## AIM OF THE TASK:
Output every line of the material exactly, omitting images.

## COLLECTED MATERIAL:
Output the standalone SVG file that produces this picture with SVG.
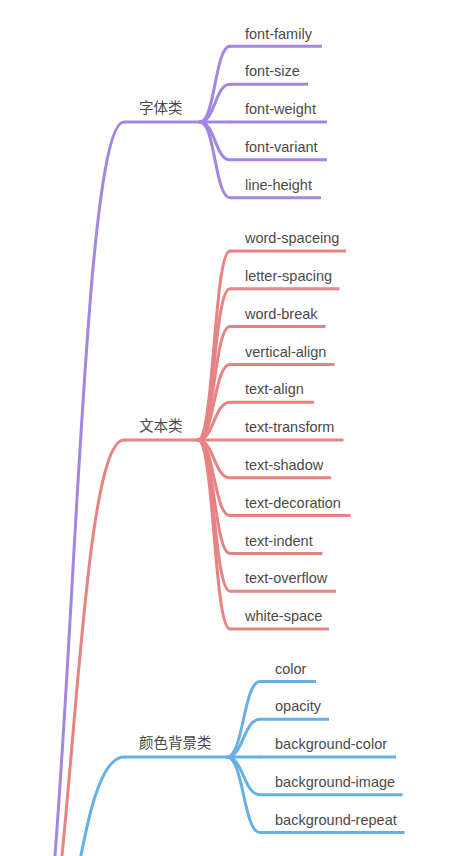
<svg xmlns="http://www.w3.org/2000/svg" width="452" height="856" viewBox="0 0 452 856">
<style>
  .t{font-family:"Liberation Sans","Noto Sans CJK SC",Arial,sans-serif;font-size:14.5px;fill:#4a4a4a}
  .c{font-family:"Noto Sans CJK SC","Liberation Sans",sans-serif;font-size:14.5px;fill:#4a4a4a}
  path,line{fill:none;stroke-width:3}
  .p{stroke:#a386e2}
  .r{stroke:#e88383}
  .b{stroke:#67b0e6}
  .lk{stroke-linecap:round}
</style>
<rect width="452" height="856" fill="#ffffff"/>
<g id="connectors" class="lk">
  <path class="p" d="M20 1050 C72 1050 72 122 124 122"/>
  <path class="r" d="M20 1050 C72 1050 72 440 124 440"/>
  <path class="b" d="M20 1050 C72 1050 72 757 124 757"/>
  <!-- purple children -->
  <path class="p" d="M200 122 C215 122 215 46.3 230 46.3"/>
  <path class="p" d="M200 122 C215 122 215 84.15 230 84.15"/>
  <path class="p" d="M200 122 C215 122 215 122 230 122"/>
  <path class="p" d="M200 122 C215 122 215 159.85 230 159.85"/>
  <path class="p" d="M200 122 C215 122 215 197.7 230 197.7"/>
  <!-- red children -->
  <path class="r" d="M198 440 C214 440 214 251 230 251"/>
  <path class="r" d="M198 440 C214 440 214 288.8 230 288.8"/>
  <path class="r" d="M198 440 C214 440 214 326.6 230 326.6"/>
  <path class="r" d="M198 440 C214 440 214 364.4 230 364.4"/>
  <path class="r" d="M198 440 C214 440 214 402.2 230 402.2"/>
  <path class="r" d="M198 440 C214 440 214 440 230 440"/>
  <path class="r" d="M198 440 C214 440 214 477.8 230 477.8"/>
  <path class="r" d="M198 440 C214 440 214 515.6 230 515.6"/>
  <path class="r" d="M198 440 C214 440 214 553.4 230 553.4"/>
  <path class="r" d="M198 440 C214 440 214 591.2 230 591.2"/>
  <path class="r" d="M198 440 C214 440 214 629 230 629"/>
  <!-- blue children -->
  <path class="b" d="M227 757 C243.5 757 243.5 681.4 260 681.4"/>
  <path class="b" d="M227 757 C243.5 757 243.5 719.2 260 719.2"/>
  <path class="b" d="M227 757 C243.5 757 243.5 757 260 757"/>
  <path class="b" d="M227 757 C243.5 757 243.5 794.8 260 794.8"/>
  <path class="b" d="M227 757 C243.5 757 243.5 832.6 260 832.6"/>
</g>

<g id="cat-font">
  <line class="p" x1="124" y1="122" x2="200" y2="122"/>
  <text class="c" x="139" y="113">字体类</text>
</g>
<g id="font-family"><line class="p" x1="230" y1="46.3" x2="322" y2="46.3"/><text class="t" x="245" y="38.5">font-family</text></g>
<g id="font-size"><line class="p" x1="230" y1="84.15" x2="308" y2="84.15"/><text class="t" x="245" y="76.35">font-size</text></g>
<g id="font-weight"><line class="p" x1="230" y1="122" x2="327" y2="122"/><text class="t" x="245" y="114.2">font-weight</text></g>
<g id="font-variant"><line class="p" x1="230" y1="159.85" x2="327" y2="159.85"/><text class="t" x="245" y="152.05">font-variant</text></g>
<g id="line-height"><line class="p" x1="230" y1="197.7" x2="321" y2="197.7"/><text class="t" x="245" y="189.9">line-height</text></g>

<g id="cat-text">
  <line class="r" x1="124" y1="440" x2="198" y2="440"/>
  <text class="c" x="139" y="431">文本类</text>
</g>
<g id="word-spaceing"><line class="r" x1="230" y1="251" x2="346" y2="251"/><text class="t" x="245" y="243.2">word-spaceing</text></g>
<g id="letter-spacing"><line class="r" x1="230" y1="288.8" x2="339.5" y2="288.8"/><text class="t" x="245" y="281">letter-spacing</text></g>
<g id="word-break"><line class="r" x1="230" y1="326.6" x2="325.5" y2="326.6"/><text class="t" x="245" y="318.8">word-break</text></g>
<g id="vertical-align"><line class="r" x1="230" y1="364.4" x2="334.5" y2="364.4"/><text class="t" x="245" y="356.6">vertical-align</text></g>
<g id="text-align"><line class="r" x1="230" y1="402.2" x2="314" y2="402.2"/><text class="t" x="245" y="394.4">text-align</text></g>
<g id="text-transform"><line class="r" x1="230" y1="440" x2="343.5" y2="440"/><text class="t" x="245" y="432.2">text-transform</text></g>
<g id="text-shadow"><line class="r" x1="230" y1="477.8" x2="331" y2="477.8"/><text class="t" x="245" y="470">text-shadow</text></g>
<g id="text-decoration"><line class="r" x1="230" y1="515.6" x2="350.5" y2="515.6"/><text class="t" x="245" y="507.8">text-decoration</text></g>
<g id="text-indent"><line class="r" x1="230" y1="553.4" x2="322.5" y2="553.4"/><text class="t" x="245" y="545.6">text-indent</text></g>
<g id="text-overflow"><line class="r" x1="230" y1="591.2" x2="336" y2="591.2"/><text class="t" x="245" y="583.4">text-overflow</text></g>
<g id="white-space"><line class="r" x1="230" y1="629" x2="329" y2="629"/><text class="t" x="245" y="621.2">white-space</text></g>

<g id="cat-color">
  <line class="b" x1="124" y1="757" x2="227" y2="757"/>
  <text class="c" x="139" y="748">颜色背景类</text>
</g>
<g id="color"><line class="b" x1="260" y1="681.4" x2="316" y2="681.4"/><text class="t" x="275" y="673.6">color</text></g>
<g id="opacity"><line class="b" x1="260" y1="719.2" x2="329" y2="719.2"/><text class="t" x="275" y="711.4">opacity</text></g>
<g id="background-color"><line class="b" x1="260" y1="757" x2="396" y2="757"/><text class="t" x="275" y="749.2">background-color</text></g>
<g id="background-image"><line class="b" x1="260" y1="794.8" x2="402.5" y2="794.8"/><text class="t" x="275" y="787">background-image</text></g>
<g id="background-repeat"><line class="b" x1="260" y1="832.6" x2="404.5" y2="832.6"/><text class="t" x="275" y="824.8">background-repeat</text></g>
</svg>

## FULL RESPONSE:
Output the standalone SVG file that produces this picture with SVG.
<svg xmlns="http://www.w3.org/2000/svg" width="452" height="856" viewBox="0 0 452 856">
<style>
  .t{font-family:"Liberation Sans","Noto Sans CJK SC",Arial,sans-serif;font-size:14.5px;fill:#4a4a4a}
  .c{font-family:"Noto Sans CJK SC","Liberation Sans",sans-serif;font-size:14.5px;fill:#4a4a4a}
  path,line{fill:none;stroke-width:3}
  .p{stroke:#a386e2}
  .r{stroke:#e88383}
  .b{stroke:#67b0e6}
  .lk{stroke-linecap:round}
</style>
<rect width="452" height="856" fill="#ffffff"/>
<g id="connectors" class="lk">
  <path class="p" d="M20 1050 C72 1050 72 122 124 122"/>
  <path class="r" d="M20 1050 C72 1050 72 440 124 440"/>
  <path class="b" d="M20 1050 C72 1050 72 757 124 757"/>
  <!-- purple children -->
  <path class="p" d="M200 122 C215 122 215 46.3 230 46.3"/>
  <path class="p" d="M200 122 C215 122 215 84.15 230 84.15"/>
  <path class="p" d="M200 122 C215 122 215 122 230 122"/>
  <path class="p" d="M200 122 C215 122 215 159.85 230 159.85"/>
  <path class="p" d="M200 122 C215 122 215 197.7 230 197.7"/>
  <!-- red children -->
  <path class="r" d="M198 440 C214 440 214 251 230 251"/>
  <path class="r" d="M198 440 C214 440 214 288.8 230 288.8"/>
  <path class="r" d="M198 440 C214 440 214 326.6 230 326.6"/>
  <path class="r" d="M198 440 C214 440 214 364.4 230 364.4"/>
  <path class="r" d="M198 440 C214 440 214 402.2 230 402.2"/>
  <path class="r" d="M198 440 C214 440 214 440 230 440"/>
  <path class="r" d="M198 440 C214 440 214 477.8 230 477.8"/>
  <path class="r" d="M198 440 C214 440 214 515.6 230 515.6"/>
  <path class="r" d="M198 440 C214 440 214 553.4 230 553.4"/>
  <path class="r" d="M198 440 C214 440 214 591.2 230 591.2"/>
  <path class="r" d="M198 440 C214 440 214 629 230 629"/>
  <!-- blue children -->
  <path class="b" d="M227 757 C243.5 757 243.5 681.4 260 681.4"/>
  <path class="b" d="M227 757 C243.5 757 243.5 719.2 260 719.2"/>
  <path class="b" d="M227 757 C243.5 757 243.5 757 260 757"/>
  <path class="b" d="M227 757 C243.5 757 243.5 794.8 260 794.8"/>
  <path class="b" d="M227 757 C243.5 757 243.5 832.6 260 832.6"/>
</g>

<g id="cat-font">
  <line class="p" x1="124" y1="122" x2="200" y2="122"/>
  <text class="c" x="139" y="113">字体类</text>
</g>
<g id="font-family"><line class="p" x1="230" y1="46.3" x2="322" y2="46.3"/><text class="t" x="245" y="38.5">font-family</text></g>
<g id="font-size"><line class="p" x1="230" y1="84.15" x2="308" y2="84.15"/><text class="t" x="245" y="76.35">font-size</text></g>
<g id="font-weight"><line class="p" x1="230" y1="122" x2="327" y2="122"/><text class="t" x="245" y="114.2">font-weight</text></g>
<g id="font-variant"><line class="p" x1="230" y1="159.85" x2="327" y2="159.85"/><text class="t" x="245" y="152.05">font-variant</text></g>
<g id="line-height"><line class="p" x1="230" y1="197.7" x2="321" y2="197.7"/><text class="t" x="245" y="189.9">line-height</text></g>

<g id="cat-text">
  <line class="r" x1="124" y1="440" x2="198" y2="440"/>
  <text class="c" x="139" y="431">文本类</text>
</g>
<g id="word-spaceing"><line class="r" x1="230" y1="251" x2="346" y2="251"/><text class="t" x="245" y="243.2">word-spaceing</text></g>
<g id="letter-spacing"><line class="r" x1="230" y1="288.8" x2="339.5" y2="288.8"/><text class="t" x="245" y="281">letter-spacing</text></g>
<g id="word-break"><line class="r" x1="230" y1="326.6" x2="325.5" y2="326.6"/><text class="t" x="245" y="318.8">word-break</text></g>
<g id="vertical-align"><line class="r" x1="230" y1="364.4" x2="334.5" y2="364.4"/><text class="t" x="245" y="356.6">vertical-align</text></g>
<g id="text-align"><line class="r" x1="230" y1="402.2" x2="314" y2="402.2"/><text class="t" x="245" y="394.4">text-align</text></g>
<g id="text-transform"><line class="r" x1="230" y1="440" x2="343.5" y2="440"/><text class="t" x="245" y="432.2">text-transform</text></g>
<g id="text-shadow"><line class="r" x1="230" y1="477.8" x2="331" y2="477.8"/><text class="t" x="245" y="470">text-shadow</text></g>
<g id="text-decoration"><line class="r" x1="230" y1="515.6" x2="350.5" y2="515.6"/><text class="t" x="245" y="507.8">text-decoration</text></g>
<g id="text-indent"><line class="r" x1="230" y1="553.4" x2="322.5" y2="553.4"/><text class="t" x="245" y="545.6">text-indent</text></g>
<g id="text-overflow"><line class="r" x1="230" y1="591.2" x2="336" y2="591.2"/><text class="t" x="245" y="583.4">text-overflow</text></g>
<g id="white-space"><line class="r" x1="230" y1="629" x2="329" y2="629"/><text class="t" x="245" y="621.2">white-space</text></g>

<g id="cat-color">
  <line class="b" x1="124" y1="757" x2="227" y2="757"/>
  <text class="c" x="139" y="748">颜色背景类</text>
</g>
<g id="color"><line class="b" x1="260" y1="681.4" x2="316" y2="681.4"/><text class="t" x="275" y="673.6">color</text></g>
<g id="opacity"><line class="b" x1="260" y1="719.2" x2="329" y2="719.2"/><text class="t" x="275" y="711.4">opacity</text></g>
<g id="background-color"><line class="b" x1="260" y1="757" x2="396" y2="757"/><text class="t" x="275" y="749.2">background-color</text></g>
<g id="background-image"><line class="b" x1="260" y1="794.8" x2="402.5" y2="794.8"/><text class="t" x="275" y="787">background-image</text></g>
<g id="background-repeat"><line class="b" x1="260" y1="832.6" x2="404.5" y2="832.6"/><text class="t" x="275" y="824.8">background-repeat</text></g>
</svg>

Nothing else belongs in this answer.